• [Source records]

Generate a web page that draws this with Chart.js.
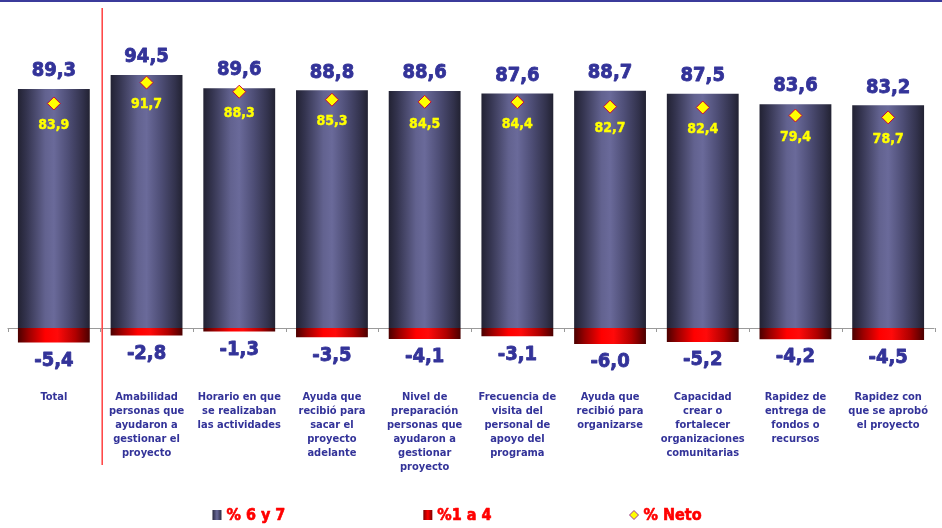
<!DOCTYPE html>
<html><head><meta charset="utf-8">
<script src="https://cdn.jsdelivr.net/npm/chart.js@4/dist/chart.umd.min.js"></script>
<style>html,body{margin:0;padding:0;background:#fff;}canvas{display:block;}</style>
</head><body>
<canvas id="c" width="942" height="528"></canvas>
<script>
const categories = [
  ["Total"],
  ["Amabilidad","personas que","ayudaron a","gestionar el","proyecto"],
  ["Horario en que","se realizaban","las actividades"],
  ["Ayuda que","recibió para","sacar el","proyecto","adelante"],
  ["Nivel de","preparación","personas que","ayudaron a","gestionar","proyecto"],
  ["Frecuencia de","visita del","personal de","apoyo del","programa"],
  ["Ayuda que","recibió para","organizarse"],
  ["Capacidad","crear o","fortalecer","organizaciones","comunitarias"],
  ["Rapidez de","entrega de","fondos o","recursos"],
  ["Rapidez con","que se aprobó","el proyecto"]
];
const seriesNames = ["% 6 y 7", "%1 a 4", "% Neto"];
const pct6y7 = [89.3, 94.5, 89.6, 88.8, 88.6, 87.6, 88.7, 87.5, 83.6, 83.2];
const pct1a4 = [-5.4, -2.8, -1.3, -3.5, -4.1, -3.1, -6.0, -5.2, -4.2, -4.5];
const pctNeto = [83.9, 91.7, 88.3, 85.3, 84.5, 84.4, 82.7, 82.4, 79.4, 78.7];

const FAM = "'DejaVu Sans Condensed', 'DejaVu Sans', sans-serif";
const NAVY = '#333399';
const BAR_PCT = 0.775;

function fmt(v){ return v.toFixed(1).replace('.', ','); }

function grad(ctx, stops){
  const chart = ctx.chart;
  const xs = chart.scales && chart.scales.x;
  if (!xs || !chart.chartArea || ctx.dataIndex === undefined) return stops[2][1];
  const cx = xs.getPixelForValue(ctx.dataIndex);
  const w = xs.width / categories.length * BAR_PCT;
  const g = chart.ctx.createLinearGradient(cx - w/2, 0, cx + w/2, 0);
  stops.forEach(s => g.addColorStop(s[0], s[1]));
  return g;
}
const navyStops = [[0,'#222233'],[0.12,'#34344f'],[0.38,'#62628f'],[0.5,'#6a6a9a'],[0.7,'#4e4e76'],[0.9,'#32324c'],[1,'#222232']];
const redStops = [[0,'#4a0000'],[0.15,'#9a0000'],[0.38,'#ff0000'],[0.55,'#ff0a0a'],[0.8,'#b00000'],[1,'#4a0000']];

function boldText(ctx, t, x, y, w){
  ctx.lineWidth = w;
  ctx.lineJoin = 'round';
  ctx.strokeStyle = ctx.fillStyle;
  ctx.strokeText(t, x, y);
  ctx.fillText(t, x, y);
}

const decor = {
  id: 'decor',
  beforeDatasetsDraw(chart){
    const {ctx, chartArea, scales:{x, y}} = chart;
    const y0 = y.getPixelForValue(0);
    const w = x.width / categories.length;
    ctx.save();
    ctx.strokeStyle = '#9a9a9a';
    ctx.lineWidth = 1;
    ctx.beginPath();
    ctx.moveTo(chartArea.left, y0 + 0.5);
    ctx.lineTo(chartArea.right, y0 + 0.5);
    for (let i = 0; i <= categories.length; i++) {
      const xx = Math.round(x.left + i * w) + 0.5;
      ctx.moveTo(xx, y0);
      ctx.lineTo(xx, y0 + 4);
    }
    ctx.stroke();
    ctx.restore();
  },
  afterDatasetsDraw(chart){
    const {ctx, scales:{x}} = chart;
    const w = x.width / categories.length;
    ctx.save();
    const sx = x.getPixelForValue(0) + w/2 + 2;
    ctx.strokeStyle = '#ff4040';
    ctx.lineWidth = 1.5;
    ctx.beginPath();
    ctx.moveTo(sx, 8);
    ctx.lineTo(sx, 465);
    ctx.stroke();
    ctx.fillStyle = '#3b3b9b';
    ctx.fillRect(0, 0, chart.width, 2);
    ctx.textAlign = 'center';
    ctx.textBaseline = 'middle';
    const m0 = chart.getDatasetMeta(0), m1 = chart.getDatasetMeta(1), m2 = chart.getDatasetMeta(2);
    ctx.font = 'bold 20px ' + FAM;
    ctx.fillStyle = NAVY;
    m0.data.forEach((el, i) => boldText(ctx, fmt(pct6y7[i]), el.x, el.y - 18, 0.8));
    m1.data.forEach((el, i) => boldText(ctx, fmt(pct1a4[i]), el.x, el.y + 18, 0.8));
    ctx.font = 'bold 14px ' + FAM;
    ctx.fillStyle = '#ffff00';
    m2.data.forEach((el, i) => boldText(ctx, fmt(pctNeto[i]), el.x, el.y + 22, 0.4));
    const ly = 515;
    const gap = 138;
    ctx.font = 'bold 16px ' + FAM;
    const items = seriesNames.map((t, i) => ({t, tw: ctx.measureText(t).width, i}));
    const widths = items.map(it => 9 + 5 + it.tw);
    const total = widths.reduce((a,b)=>a+b,0) + gap*(items.length-1);
    let lx = 457 - total/2;
    items.forEach((it, k) => {
      if (it.i === 0) {
        const g = ctx.createLinearGradient(lx, 0, lx+9, 0);
        g.addColorStop(0,'#2a2a40'); g.addColorStop(0.5,'#6a6a9a'); g.addColorStop(1,'#2a2a40');
        ctx.fillStyle = g; ctx.fillRect(lx, ly-5, 9, 10);
      } else if (it.i === 1) {
        const g = ctx.createLinearGradient(lx, 0, lx+9, 0);
        g.addColorStop(0,'#7a0000'); g.addColorStop(0.5,'#ff0000'); g.addColorStop(1,'#7a0000');
        ctx.fillStyle = g; ctx.fillRect(lx, ly-5, 9, 10);
      } else {
        ctx.beginPath();
        ctx.moveTo(lx, ly); ctx.lineTo(lx+4.5, ly-4.5); ctx.lineTo(lx+9, ly); ctx.lineTo(lx+4.5, ly+4.5); ctx.closePath();
        ctx.fillStyle = '#ffff00'; ctx.fill();
        ctx.strokeStyle = '#993399'; ctx.lineWidth = 1; ctx.stroke();
      }
      ctx.fillStyle = '#ff0000';
      ctx.textAlign = 'left';
      boldText(ctx, it.t, lx + 14, ly + 1, 0.6);
      lx += widths[k] + gap;
    });
    ctx.restore();
  }
};

new Chart(document.getElementById('c'), {
  data: {
    labels: categories,
    datasets: [
      { type: 'bar', label: seriesNames[0], data: pct6y7, stack: 's', order: 2,
        backgroundColor: c => grad(c, navyStops), borderWidth: 0,
        barPercentage: BAR_PCT, categoryPercentage: 1 },
      { type: 'bar', label: seriesNames[1], data: pct1a4, stack: 's', order: 2,
        backgroundColor: c => grad(c, redStops), borderWidth: 0,
        barPercentage: BAR_PCT, categoryPercentage: 1 },
      { type: 'line', label: seriesNames[2], data: pctNeto, order: 0, showLine: false,
        pointStyle: 'rectRot', pointRadius: 6.5, pointHoverRadius: 6.5,
        pointBackgroundColor: '#ffff00', pointBorderColor: '#cc0033', pointBorderWidth: 1 }
    ]
  },
  options: {
    responsive: false,
    animation: false,
    layout: { padding: { top: 10, left: 5.5, right: 6.5, bottom: 40 } },
    plugins: { legend: { display: false }, tooltip: { enabled: false } },
    scales: {
      x: {
        stacked: true,
        grid: { display: false, drawTicks: false },
        border: { display: false },
        ticks: { padding: 10, color: NAVY, maxRotation: 0, autoSkip: false,
          font: { family: FAM, size: 11, weight: 'bold', lineHeight: 14/11 } },
        afterFit(s) { s.height = 108; }
      },
      y: {
        stacked: true,
        display: false,
        min: -19.43,
        max: 118.83
      }
    }
  },
  plugins: [decor]
});
</script>
</body></html>
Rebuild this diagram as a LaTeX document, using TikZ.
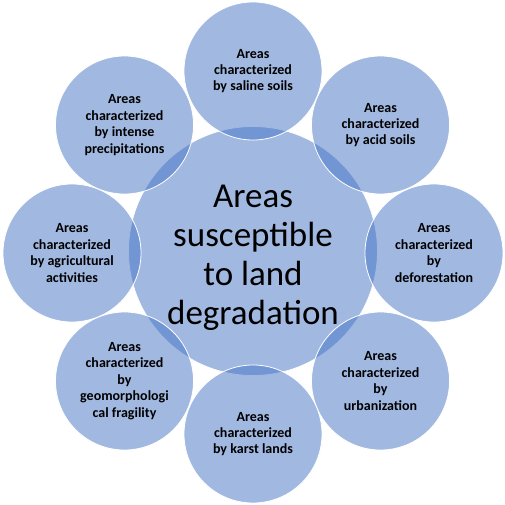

• [Stated task] Repeat the data exactly in full, omitting its pictures.

• [Task solution]
Generate a web page that draws this with Chart.js.
<!DOCTYPE html>
<html><head><meta charset="utf-8">
<script src="https://cdn.jsdelivr.net/npm/chart.js@4/dist/chart.umd.min.js"></script>
<style>html,body{margin:0;padding:0;background:#fff;}canvas{display:block;}</style>
</head><body>
<canvas id="c" width="942" height="528"></canvas>
<script>
const categories = [
  ["Total"],
  ["Amabilidad","personas que","ayudaron a","gestionar el","proyecto"],
  ["Horario en que","se realizaban","las actividades"],
  ["Ayuda que","recibió para","sacar el","proyecto","adelante"],
  ["Nivel de","preparación","personas que","ayudaron a","gestionar","proyecto"],
  ["Frecuencia de","visita del","personal de","apoyo del","programa"],
  ["Ayuda que","recibió para","organizarse"],
  ["Capacidad","crear o","fortalecer","organizaciones","comunitarias"],
  ["Rapidez de","entrega de","fondos o","recursos"],
  ["Rapidez con","que se aprobó","el proyecto"]
];
const seriesNames = ["% 6 y 7", "%1 a 4", "% Neto"];
const pct6y7 = [89.3, 94.5, 89.6, 88.8, 88.6, 87.6, 88.7, 87.5, 83.6, 83.2];
const pct1a4 = [-5.4, -2.8, -1.3, -3.5, -4.1, -3.1, -6.0, -5.2, -4.2, -4.5];
const pctNeto = [83.9, 91.7, 88.3, 85.3, 84.5, 84.4, 82.7, 82.4, 79.4, 78.7];

const FAM = "'DejaVu Sans Condensed', 'DejaVu Sans', sans-serif";
const NAVY = '#333399';
const BAR_PCT = 0.775;

function fmt(v){ return v.toFixed(1).replace('.', ','); }

function grad(ctx, stops){
  const chart = ctx.chart;
  const xs = chart.scales && chart.scales.x;
  if (!xs || !chart.chartArea || ctx.dataIndex === undefined) return stops[2][1];
  const cx = xs.getPixelForValue(ctx.dataIndex);
  const w = xs.width / categories.length * BAR_PCT;
  const g = chart.ctx.createLinearGradient(cx - w/2, 0, cx + w/2, 0);
  stops.forEach(s => g.addColorStop(s[0], s[1]));
  return g;
}
const navyStops = [[0,'#222233'],[0.12,'#34344f'],[0.38,'#62628f'],[0.5,'#6a6a9a'],[0.7,'#4e4e76'],[0.9,'#32324c'],[1,'#222232']];
const redStops = [[0,'#4a0000'],[0.15,'#9a0000'],[0.38,'#ff0000'],[0.55,'#ff0a0a'],[0.8,'#b00000'],[1,'#4a0000']];

function boldText(ctx, t, x, y, w){
  ctx.lineWidth = w;
  ctx.lineJoin = 'round';
  ctx.strokeStyle = ctx.fillStyle;
  ctx.strokeText(t, x, y);
  ctx.fillText(t, x, y);
}

const decor = {
  id: 'decor',
  beforeDatasetsDraw(chart){
    const {ctx, chartArea, scales:{x, y}} = chart;
    const y0 = y.getPixelForValue(0);
    const w = x.width / categories.length;
    ctx.save();
    ctx.strokeStyle = '#9a9a9a';
    ctx.lineWidth = 1;
    ctx.beginPath();
    ctx.moveTo(chartArea.left, y0 + 0.5);
    ctx.lineTo(chartArea.right, y0 + 0.5);
    for (let i = 0; i <= categories.length; i++) {
      const xx = Math.round(x.left + i * w) + 0.5;
      ctx.moveTo(xx, y0);
      ctx.lineTo(xx, y0 + 4);
    }
    ctx.stroke();
    ctx.restore();
  },
  afterDatasetsDraw(chart){
    const {ctx, scales:{x}} = chart;
    const w = x.width / categories.length;
    ctx.save();
    const sx = x.getPixelForValue(0) + w/2 + 2;
    ctx.strokeStyle = '#ff4040';
    ctx.lineWidth = 1.5;
    ctx.beginPath();
    ctx.moveTo(sx, 8);
    ctx.lineTo(sx, 465);
    ctx.stroke();
    ctx.fillStyle = '#3b3b9b';
    ctx.fillRect(0, 0, chart.width, 2);
    ctx.textAlign = 'center';
    ctx.textBaseline = 'middle';
    const m0 = chart.getDatasetMeta(0), m1 = chart.getDatasetMeta(1), m2 = chart.getDatasetMeta(2);
    ctx.font = 'bold 20px ' + FAM;
    ctx.fillStyle = NAVY;
    m0.data.forEach((el, i) => boldText(ctx, fmt(pct6y7[i]), el.x, el.y - 18, 0.8));
    m1.data.forEach((el, i) => boldText(ctx, fmt(pct1a4[i]), el.x, el.y + 18, 0.8));
    ctx.font = 'bold 14px ' + FAM;
    ctx.fillStyle = '#ffff00';
    m2.data.forEach((el, i) => boldText(ctx, fmt(pctNeto[i]), el.x, el.y + 22, 0.4));
    const ly = 515;
    const gap = 138;
    ctx.font = 'bold 16px ' + FAM;
    const items = seriesNames.map((t, i) => ({t, tw: ctx.measureText(t).width, i}));
    const widths = items.map(it => 9 + 5 + it.tw);
    const total = widths.reduce((a,b)=>a+b,0) + gap*(items.length-1);
    let lx = 457 - total/2;
    items.forEach((it, k) => {
      if (it.i === 0) {
        const g = ctx.createLinearGradient(lx, 0, lx+9, 0);
        g.addColorStop(0,'#2a2a40'); g.addColorStop(0.5,'#6a6a9a'); g.addColorStop(1,'#2a2a40');
        ctx.fillStyle = g; ctx.fillRect(lx, ly-5, 9, 10);
      } else if (it.i === 1) {
        const g = ctx.createLinearGradient(lx, 0, lx+9, 0);
        g.addColorStop(0,'#7a0000'); g.addColorStop(0.5,'#ff0000'); g.addColorStop(1,'#7a0000');
        ctx.fillStyle = g; ctx.fillRect(lx, ly-5, 9, 10);
      } else {
        ctx.beginPath();
        ctx.moveTo(lx, ly); ctx.lineTo(lx+4.5, ly-4.5); ctx.lineTo(lx+9, ly); ctx.lineTo(lx+4.5, ly+4.5); ctx.closePath();
        ctx.fillStyle = '#ffff00'; ctx.fill();
        ctx.strokeStyle = '#993399'; ctx.lineWidth = 1; ctx.stroke();
      }
      ctx.fillStyle = '#ff0000';
      ctx.textAlign = 'left';
      boldText(ctx, it.t, lx + 14, ly + 1, 0.6);
      lx += widths[k] + gap;
    });
    ctx.restore();
  }
};

new Chart(document.getElementById('c'), {
  data: {
    labels: categories,
    datasets: [
      { type: 'bar', label: seriesNames[0], data: pct6y7, stack: 's', order: 2,
        backgroundColor: c => grad(c, navyStops), borderWidth: 0,
        barPercentage: BAR_PCT, categoryPercentage: 1 },
      { type: 'bar', label: seriesNames[1], data: pct1a4, stack: 's', order: 2,
        backgroundColor: c => grad(c, redStops), borderWidth: 0,
        barPercentage: BAR_PCT, categoryPercentage: 1 },
      { type: 'line', label: seriesNames[2], data: pctNeto, order: 0, showLine: false,
        pointStyle: 'rectRot', pointRadius: 6.5, pointHoverRadius: 6.5,
        pointBackgroundColor: '#ffff00', pointBorderColor: '#cc0033', pointBorderWidth: 1 }
    ]
  },
  options: {
    responsive: false,
    animation: false,
    layout: { padding: { top: 10, left: 5.5, right: 6.5, bottom: 40 } },
    plugins: { legend: { display: false }, tooltip: { enabled: false } },
    scales: {
      x: {
        stacked: true,
        grid: { display: false, drawTicks: false },
        border: { display: false },
        ticks: { padding: 10, color: NAVY, maxRotation: 0, autoSkip: false,
          font: { family: FAM, size: 11, weight: 'bold', lineHeight: 14/11 } },
        afterFit(s) { s.height = 108; }
      },
      y: {
        stacked: true,
        display: false,
        min: -19.43,
        max: 118.83
      }
    }
  },
  plugins: [decor]
});
</script>
</body></html>
Rebuild this diagram as a LaTeX document, using TikZ.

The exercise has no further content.